Your argument concerns justice, though. Following emancipation, no time was lost in instituting the strong prison labor system the South known for. When there’s a profit motive, the entire system of justice becomes contentious. If seeking to get murderers off the streets (something I support) it’s critical we not conflate that civic duty with profiteering motives, lest we become the demon, or at least hypocrites. Of course, we popularly criticize the Soviet Gulag system on these same terms, among others.

There’s more, too. Getting a murderer off the streets is a categorically different goal from inflicting punishment or vengance. Getting a murderer off the streets is an easy decision. Punishing them is also widely supported, but still categorically different. If we intend a moral system, we must differentiate and actively acknowledge the difference.


There's yet a further subdivision to be made too, as there's getting a murder off the street (justice), punishing the murderer (vengeance/retribution) and stopping more murders (prevention).

After the Rwandan genocide and even in reaction to the residential school system in Canada, Truth and Reconciliation Commissions were set up to focus on the justice and prevention elements of the triangle and explicitly pass on retribution. [1]

The US system focuses, IMO, almost solely on vengeance to the detriment of prevention.

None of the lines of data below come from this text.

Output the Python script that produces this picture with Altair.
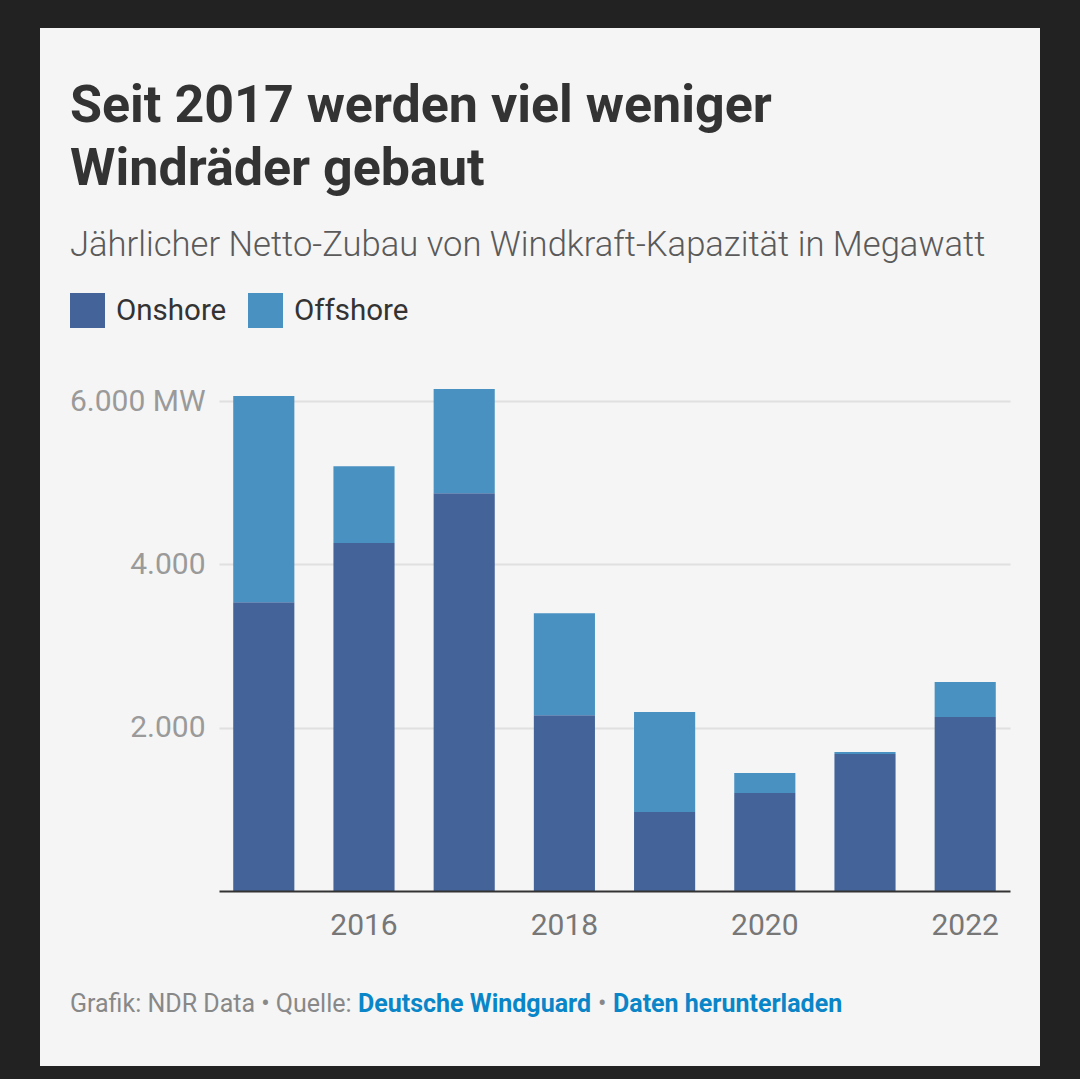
import altair as alt
import pandas as pd

# ---------------- data ----------------
years = [2015, 2016, 2017, 2018, 2019, 2020, 2021, 2022]
onshore = [3536, 4261, 4872, 2151, 968, 1200, 1678, 2132]
offshore = [2526, 940, 1274, 1250, 1225, 246, 25, 428]
series = ["Onshore", "Offshore"]
series_colors = ["#436399", "#4891c1"]
x_tick_years = [2016, 2018, 2020, 2022]
y_ticks = [2000, 4000, 6000]
y_tick_labels = ["2.000", "4.000", "6.000 MW"]

title_lines = ["Seit 2017 werden viel weniger", "Windräder gebaut"]
subtitle_text = "Jährlicher Netto-Zubau von Windkraft-Kapazität in Megawatt"
footer_gray_1 = "Grafik: NDR Data • Quelle:"
footer_link_1 = "Deutsche Windguard"
footer_sep = "•"
footer_link_2 = "Daten herunterladen"

rows = []
for i, yr in enumerate(years):
    rows.append({"Jahr": yr, "Typ": series[0], "MW": onshore[i], "k": 0})
    rows.append({"Jahr": yr, "Typ": series[1], "MW": offshore[i], "k": 1})
df = pd.DataFrame(rows)

label_expr = " : ".join(
    f"datum.value == {v} ? '{l}'" for v, l in zip(y_ticks, y_tick_labels)
) + " : ''"

FONT = "Roboto"
one = alt.InlineData(values=[{"a": 1}])

# ---------------- layout (plot area origin at 219, 370) ----------------
OX, OY = 219, 370

bars = alt.Chart(df).mark_bar().encode(
    x=alt.X(
        "Jahr:O",
        scale=alt.Scale(paddingInner=0.39, paddingOuter=0.142),
        axis=alt.Axis(
            values=x_tick_years, title=None, labelAngle=0, ticks=False,
            domain=True, domainColor="#333333", domainWidth=2,
            labelFontSize=30, labelColor="#777777", labelFont=FONT,
            labelPadding=19, grid=False, zindex=1,
        ),
    ),
    y=alt.Y(
        "MW:Q", stack="zero",
        scale=alt.Scale(domain=[0, 6380], nice=False),
        axis=alt.Axis(
            values=y_ticks, labelExpr=label_expr, title=None, domain=False,
            ticks=False, gridColor="#e0e0e0", gridWidth=2,
            labelFontSize=30, labelColor="#9a9a9a", labelFont=FONT,
            labelPadding=14,
        ),
    ),
    color=alt.Color(
        "Typ:N",
        scale=alt.Scale(domain=series, range=series_colors),
        legend=alt.Legend(
            orient="none", legendX=70 - OX, legendY=293 - OY,
            direction="horizontal", title=None, symbolType="square",
            symbolSize=1225, symbolStrokeWidth=0, symbolOpacity=1,
            labelFontSize=29.5, labelFont=FONT, labelColor="#333333",
            labelOffset=11, columnPadding=21, padding=0,
        ),
    ),
    order=alt.Order("k:Q", sort="ascending"),
)

# dark outer frame around the light panel
frame = alt.Chart(one).mark_rect(
    fillOpacity=0, stroke="#222222", strokeWidth=80
).encode(
    x=alt.value(0 - OX), x2=alt.value(1080 - OX),
    y=alt.value(-12 - OY), y2=alt.value(1106 - OY),
)

title = alt.Chart(one).mark_text(
    align="left", baseline="alphabetic", font=FONT,
    fontSize=52, fontWeight="bold", color="#333333", lineHeight=63,
).encode(x=alt.value(70 - OX), y=alt.value(122 - OY), text=alt.value(title_lines))

subtitle = alt.Chart(one).mark_text(
    align="left", baseline="alphabetic", font="'Roboto Light', Roboto", fontSize=34.6,
    fontWeight=300, color="#5a5a5a",
).encode(x=alt.value(70 - OX), y=alt.value(256 - OY), text=alt.value(subtitle_text))

def foot(text, x, color, weight):
    return alt.Chart(one).mark_text(
        align="left", baseline="alphabetic", font=FONT, fontSize=25,
        fontWeight=weight, color=color,
    ).encode(x=alt.value(x - OX), y=alt.value(1012 - OY), text=alt.value(text))

footer = [
    foot(footer_gray_1, 70, "#888888", "normal"),
    foot(footer_link_1, 358, "#0a86c8", "bold"),
    foot(footer_sep, 598, "#888888", "normal"),
    foot(footer_link_2, 613, "#0a86c8", "bold"),
]

chart = alt.layer(bars, title, subtitle, *footer, frame).properties(
    width=791, height=521,
    padding={"left": OX, "top": OY, "right": 70, "bottom": 188},
    autosize=alt.AutoSizeParams(type="none"),
    background="#f5f5f5",
).configure_view(strokeWidth=0)

chart.save("out.html", embed_options={"renderer": "svg", "actions": False})
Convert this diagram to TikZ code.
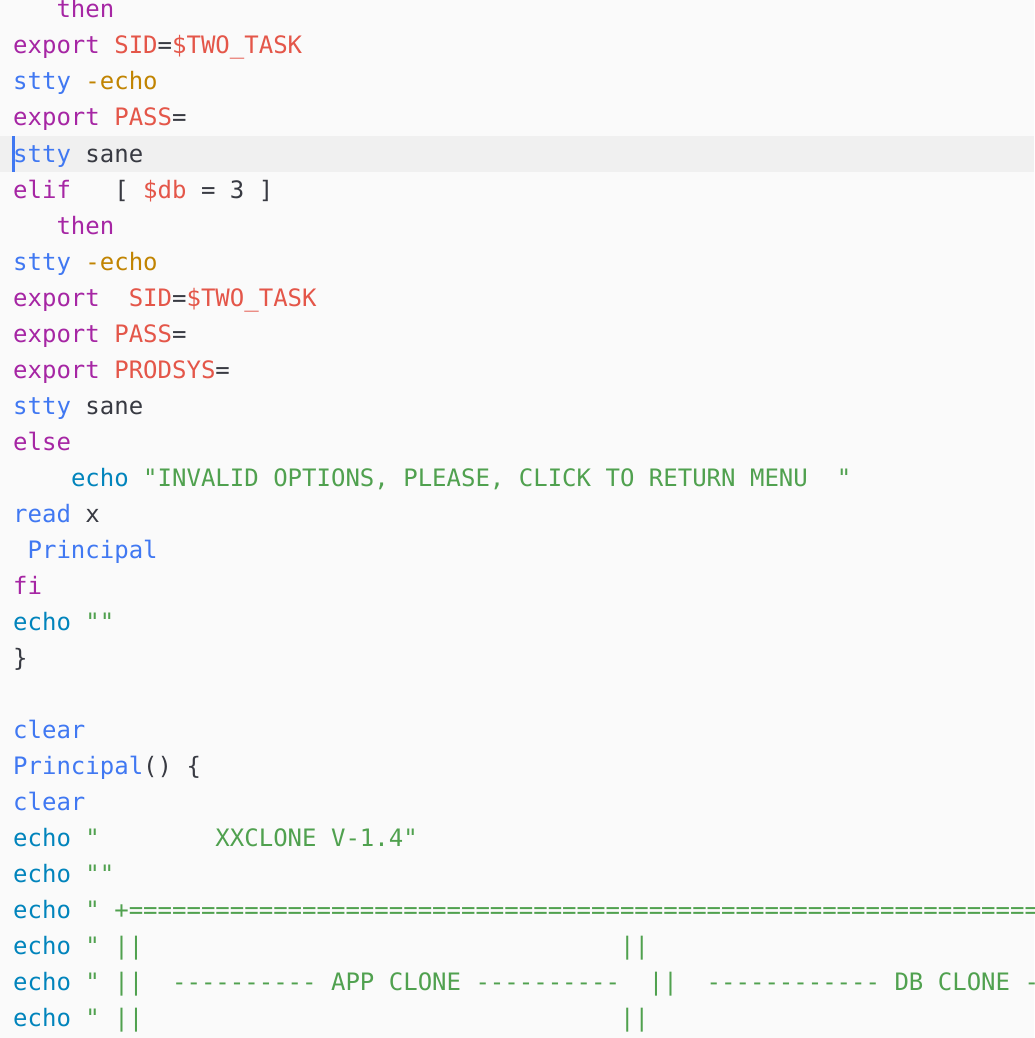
\documentclass[tikz,border=0pt]{standalone}
\usepackage{fontspec}
\setmonofont{DejaVu Sans Mono}
\definecolor{fond}{HTML}{FAFAFA}
\definecolor{surligne}{HTML}{F0F0F0}
\definecolor{motcle}{HTML}{A626A4}
\definecolor{commande}{HTML}{4078F2}
\definecolor{variable}{HTML}{E45649}
\definecolor{option}{HTML}{C18401}
\definecolor{affiche}{HTML}{0184BC}
\definecolor{chaine}{HTML}{50A14F}
\definecolor{texte}{HTML}{383A42}
\newlength{\cw}\setlength{\cw}{14.45pt}
\newcommand{\esp}[1]{\hspace*{#1\cw}}
\newcommand{\kw}[1]{\textcolor{motcle}{#1}}
\newcommand{\cm}[1]{\textcolor{commande}{#1}}
\newcommand{\va}[1]{\textcolor{variable}{#1}}
\newcommand{\op}[1]{\textcolor{option}{#1}}
\newcommand{\ec}[1]{\textcolor{affiche}{#1}}
\newcommand{\st}[1]{\textcolor{chaine}{#1}}
\begin{document}
\begin{tikzpicture}[x=1pt,y=-1pt]
			\tikzstyle{ligne}=[anchor=base west,inner sep=0pt,text=texte,font=\ttfamily\fontsize{24}{24}\selectfont]
			
			\def\Gauche{13}
			\def\Base{8}
			
			\fill[fond] (0,0) rectangle (1034,1038);
			\useasboundingbox (0,0) rectangle (1034,1038);
			\clip (0,0) rectangle (1034,1038);
			\fill[surligne] (0,136) rectangle (1034,172);
			\fill[commande] (12,136) rectangle (15,172);
			
			\node[ligne] (l1) at (\Gauche,10+\Base) {\esp{3}\kw{then}};
			\node[ligne] (l2) at (\Gauche,46+\Base) {\kw{export} \va{SID}=\va{\$TWO\_TASK}};
			\node[ligne] (l3) at (\Gauche,82+\Base) {\cm{stty} \op{-echo}};
			\node[ligne] (l4) at (\Gauche,118+\Base) {\kw{export} \va{PASS}=};
			\node[ligne] (l5) at (\Gauche,154+\Base) {\cm{stty} sane};
			\node[ligne] (l6) at (\Gauche,190+\Base) {\kw{elif}\esp{3}[ \va{\$db} = 3 ]};
			\node[ligne] (l7) at (\Gauche,226+\Base) {\esp{3}\kw{then}};
			\node[ligne] (l8) at (\Gauche,262+\Base) {\cm{stty} \op{-echo}};
			\node[ligne] (l9) at (\Gauche,298+\Base) {\kw{export}\esp{2}\va{SID}=\va{\$TWO\_TASK}};
			\node[ligne] (l10) at (\Gauche,334+\Base) {\kw{export} \va{PASS}=};
			\node[ligne] (l11) at (\Gauche,370+\Base) {\kw{export} \va{PRODSYS}=};
			\node[ligne] (l12) at (\Gauche,406+\Base) {\cm{stty} sane};
			\node[ligne] (l13) at (\Gauche,442+\Base) {\kw{else}};
			\node[ligne] (l14) at (\Gauche,478+\Base) {\esp{4}\ec{echo} \st{"INVALID OPTIONS, PLEASE, CLICK TO RETURN MENU\esp{2}"}};
			\node[ligne] (l15) at (\Gauche,514+\Base) {\cm{read} x};
			\node[ligne] (l16) at (\Gauche,550+\Base) {\esp{1}\cm{Principal}};
			\node[ligne] (l17) at (\Gauche,586+\Base) {\kw{fi}};
			\node[ligne] (l18) at (\Gauche,622+\Base) {\ec{echo} \st{""}};
			\node[ligne] (l19) at (\Gauche,658+\Base) {\}};
			\node[ligne] (l21) at (\Gauche,730+\Base) {\cm{clear}};
			\node[ligne] (l22) at (\Gauche,766+\Base) {\cm{Principal}() \{};
			\node[ligne] (l23) at (\Gauche,802+\Base) {\cm{clear}};
			\node[ligne] (l24) at (\Gauche,838+\Base) {\ec{echo} \st{"\esp{8}XXCLONE V-1.4"}};
			\node[ligne] (l25) at (\Gauche,874+\Base) {\ec{echo} \st{""}};
			\node[ligne] (l26) at (\Gauche,910+\Base) {\ec{echo} \st{" +=================================================================}};
			\node[ligne] (l27) at (\Gauche,946+\Base) {\ec{echo} \st{" ||\esp{33}||}};
			\node[ligne] (l28) at (\Gauche,982+\Base) {\ec{echo} \st{" ||\esp{2}---------- APP CLONE ----------\esp{2}||\esp{2}------------ DB CLONE -}};
			\node[ligne] (l29) at (\Gauche,1018+\Base) {\ec{echo} \st{" ||\esp{33}||}};
		\end{tikzpicture}
\end{document}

The US has one of the highest recidivism rates in the entirely world at 75%, so if your goal is to stop people from doing it again, the US system is an abject failure. If you want to enslave and torture, it works great. Norway focuses on justice and prevention, and as a result, has one of the lowest recidivism rates in the world, at 20% [2].

[1] https://en.wikipedia.org/wiki/Restorative_justice

[2] https://www.businessinsider.com/why-norways-prison-system-is...


> There's yet a further subdivision to be made too, as there's getting a murder off the street (justice),

The standard term for that is “incapacitation”; “justice” is more ambiguous.

> stopping more murders (prevention).

“prevention” is usually broken down into “incapacitation” and “deterrence”.


Thanks! I do like those terms more.


You could say the same to any country with forced conscription.


I guess the discussion here would be what rights they have and don't have because of that societal imposition.